Here's what Chaucer would have known from mythology. Saturn's reign, in ancient lore, is likened to an "Age of Gold." All is idyllic--eternal spring, abundance of food without toil, everyone living in peace. Sad to say, home life is not domestic bliss. An oracle prophesied, "Thou best of kings, thou shalt be ousted of they sceptre by thy son." What is a father to do? Ovid tells what Saturn did: "In fear, the god devoured his offspring as fast as they were born, and he kept them sunk in his bowels." His frustrated wife finally dupes him when Zeus is born. She surrenders a stone wrapped as a baby. Saturn promptly, unwittingly, swallows it. Then the prediction, of course, comes true. Zeus overthrows his father.

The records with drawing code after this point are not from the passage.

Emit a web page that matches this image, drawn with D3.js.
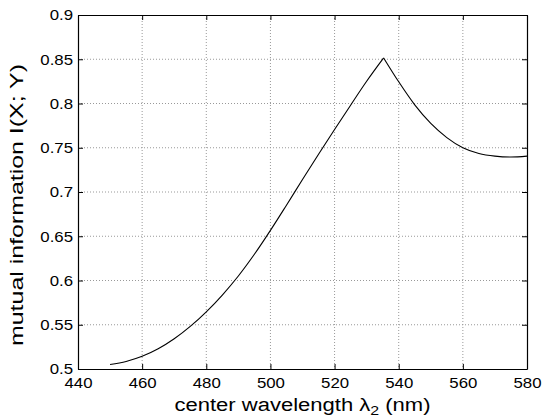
<!DOCTYPE html>
<html>
<head>
<meta charset="utf-8">
<script src="https://cdn.jsdelivr.net/npm/d3@7"></script>
<style>
  body { margin: 0; background: #fff; }
  svg text { font-family: "Liberation Sans", Arial, Helvetica, sans-serif; fill: #000; }
  .tick-label { font-size: 15px; }
  .axis-label { font-size: 18px; }
</style>
</head>
<body>
<div id="chart"></div>
<script>
// wavelength (nm) and mutual information values
const wavelength = [450, 455, 460, 465, 470, 475, 480, 485, 490, 495, 500, 505, 510, 515,
                    520, 525, 530, 535.3, 540, 545, 550, 555, 560, 565, 570, 575, 580];
const mutualInfo = [0.505, 0.5085, 0.5143, 0.5228, 0.5341, 0.5481, 0.5646, 0.5836, 0.6051, 0.6296,
                    0.6566, 0.6851, 0.7141, 0.7426, 0.7706, 0.7981, 0.8251, 0.8515, 0.8245, 0.7985,
                    0.7775, 0.7615, 0.750, 0.7435, 0.7405, 0.7395, 0.7405];
const peakIndex = 17;
const xTicks = [440, 460, 480, 500, 520, 540, 560, 580];
const yTicks = [0.5, 0.55, 0.6, 0.65, 0.7, 0.75, 0.8, 0.85, 0.9];

const W = 542, H = 417;
const margin = { top: 15, right: 15, bottom: 48, left: 78 };
const width = W - margin.left - margin.right;
const height = H - margin.top - margin.bottom;

const svg = d3.select("#chart").append("svg")
    .attr("width", W)
    .attr("height", H)
    .append("g")
    .attr("transform", `translate(${margin.left},${margin.top})`);

const x = d3.scaleLinear().domain([440, 580]).range([0, width]);
const y = d3.scaleLinear().domain([0.5, 0.9]).range([height, 0]);

// dotted grid
svg.selectAll(".vgrid")
    .data(xTicks.slice(1, -1))
    .enter().append("line")
    .attr("x1", d => x(d)).attr("x2", d => x(d))
    .attr("y1", 0).attr("y2", height)
    .attr("stroke", "#999").attr("stroke-width", 1)
    .attr("stroke-dasharray", "1,2");

svg.selectAll(".hgrid")
    .data(yTicks.slice(1, -1))
    .enter().append("line")
    .attr("x1", 0).attr("x2", width)
    .attr("y1", d => y(d)).attr("y2", d => y(d))
    .attr("stroke", "#999").attr("stroke-width", 1)
    .attr("stroke-dasharray", "1,2");

// curve: rising and falling parts drawn separately so the peak stays sharp
const points = wavelength.map((w, i) => [w, mutualInfo[i]]);
const line = d3.line().x(d => x(d[0])).y(d => y(d[1])).curve(d3.curveMonotoneX);
[points.slice(0, peakIndex + 1), points.slice(peakIndex)].forEach(seg => {
    svg.append("path")
        .datum(seg)
        .attr("fill", "none")
        .attr("stroke", "#000")
        .attr("stroke-width", 1.1)
        .attr("d", line);
});

// axes with inward ticks (box style)
const fmt = d => String(d);
const tl = 5;
svg.append("g").attr("transform", `translate(0,${height})`)
    .call(d3.axisBottom(x).tickValues(xTicks).tickFormat(fmt).tickSizeInner(-tl).tickSizeOuter(0).tickPadding(8));
svg.append("g")
    .call(d3.axisTop(x).tickValues(xTicks).tickFormat("").tickSizeInner(-tl).tickSizeOuter(0));
svg.append("g")
    .call(d3.axisLeft(y).tickValues(yTicks).tickFormat(fmt).tickSizeInner(-tl).tickSizeOuter(0).tickPadding(5));
svg.append("g").attr("transform", `translate(${width},0)`)
    .call(d3.axisRight(y).tickValues(yTicks).tickFormat("").tickSizeInner(-tl).tickSizeOuter(0));

svg.selectAll(".domain").attr("stroke", "#000").attr("stroke-width", 1.2);
svg.selectAll(".tick line").attr("stroke", "#000");
svg.selectAll(".tick text")
    .attr("class", "tick-label")
    .attr("fill", "#000")
    .each(function () {
        // the reference glyphs are a bit wider than Liberation Sans
        const len = this.getComputedTextLength();
        if (len > 0) d3.select(this).attr("textLength", len * 1.12).attr("lengthAdjust", "spacingAndGlyphs");
    });

// axis labels
const xl = svg.append("text")
    .attr("class", "axis-label")
    .attr("x", width / 2)
    .attr("y", height + 42)
    .attr("text-anchor", "middle")
    .attr("textLength", 256)
    .attr("lengthAdjust", "spacingAndGlyphs");
xl.append("tspan").text("center wavelength ");
xl.append("tspan").text("\u03bb");
xl.append("tspan").attr("font-size", "13px").attr("dy", 3.5).text("2");
xl.append("tspan").attr("dy", -3.5).text(" (nm)");

svg.append("text")
    .attr("class", "axis-label")
    .attr("x", -(205 - margin.top))
    .attr("y", 23 - margin.left)
    .attr("text-anchor", "middle")
    .attr("transform", "rotate(-90)")
    .attr("textLength", 282)
    .attr("lengthAdjust", "spacingAndGlyphs")
    .text("mutual information I(X; Y)");
</script>
</body>
</html>
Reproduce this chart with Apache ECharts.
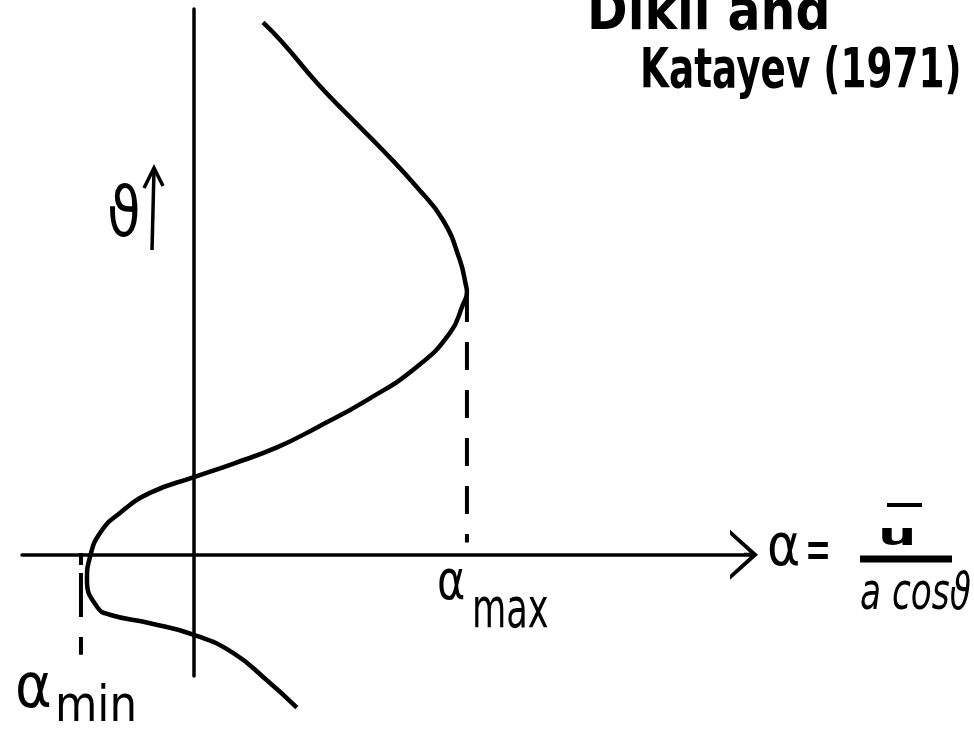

The medieval philosopher Bernard Silvestris paints a vivid picture of Saturn's influence:
He was savagely inclined to harsh and bloody acts of unfeeling and detestable malice. Whenever his most fertile wife had borne him sons, he devoured them newly born . . . and whenever there was no one whom he might devour, he would mow down with a blow of his sickle whatever was beautiful . . . this prefigured the hostility with which he was to menace the race of men to come by the poisonous and deadly propensities of of his planet.
This violent mythology was reflected in the grim reality of human sacrifices dedicated to Saturn--in particular, those of children.
His astrological force as god and planet was recognized as the bringer of maladies. Chaucer himself, in his astrological treatise, calls Saturn a "wicked planet," and goes on to demonstrate that wickedness in the Knight's Tale.
The loser of a tournament had been Venus' favorite. So Saturn causes the winner to have an accident and die just to please her.
Not surprising, Chaucer's Pilgrim Doctor--like Saturn--has a lot to do with maladies. Now let's see if the poet's introduction of the Doctor in the General Prologue fits Saturn's personality.
"In this world there was none like him" indicates he's not of this world, and being "grounded in astronomy" is another clue to his celestial existence. He "kept his patients" sounds protective but kept also means forced to remain. The Doctor is aware of hours of natural magic which Chaucer says elsewhere can be used for good or ill. He knew "the cause of every malady." Again the reference is directed toward illness not cures. And so is his knowledge of the "roote" (origin) of every affliction--that which causes harm. He'd give a sick man his "boote" which, on the surface, means relief, but it's also obviously a good swift kick! Being on good terms with apothecaries is no surprise. The longer drugs are needed, the more profit involved--a win/win situation for both Doctor and apothecary.
His eating habits are examined. His diet is "nourishing" (norissyng), as in the act of taking nourishment. But in Middle English that word also meant the act of bringing forth young--which also provided part of Saturn's diet. The Bible was not important to him--nor to any other pagan god! Colors noted for the Doctor are "sanguine" (reminiscent of bloody acts) and "pers" (bluish grey) similar to leaden hues. Affinity to lead in alchemy is associated with Saturn; copper with Venus, etc. Lastly, the Doctor "loved gold especially" recalls the good old days.
Now for the story out of Roman history that the Doctor tells. Scholars find his story is "not appropriate." Chaucer's additions, however, make it quite appropriate to the presence of Saturn.
Chaucer's lengthy insertion into the tale warns about proper care of children--to keep them under "surveillance" and not to neglect "chastising" them. Isn't that what Saturn attempted to do to avoid being ousted?
The second reworking sets the fate of an adolescent girl as the issue of the plot rather than the wickedness of a judge. The girl's father, returning home from an appearance before the evil judge, regrets to inform his daughter that she must choose between "death and shame." A judgment against the father, forced by false testimony, demands he must turn his daughter over to a lecher. It's lechery or death. The girl chooses death. When she swoons, her father, "heart filled with sorrow . . . smotes off her head." That's a human sacrifice--a child sacrifice. That is precisely fitting for this Doctor/Saturn. What Chaucer has added is consistent with the wicked, covert portrait of Saturn concealed in the disguise of the Pilgrim Doctor.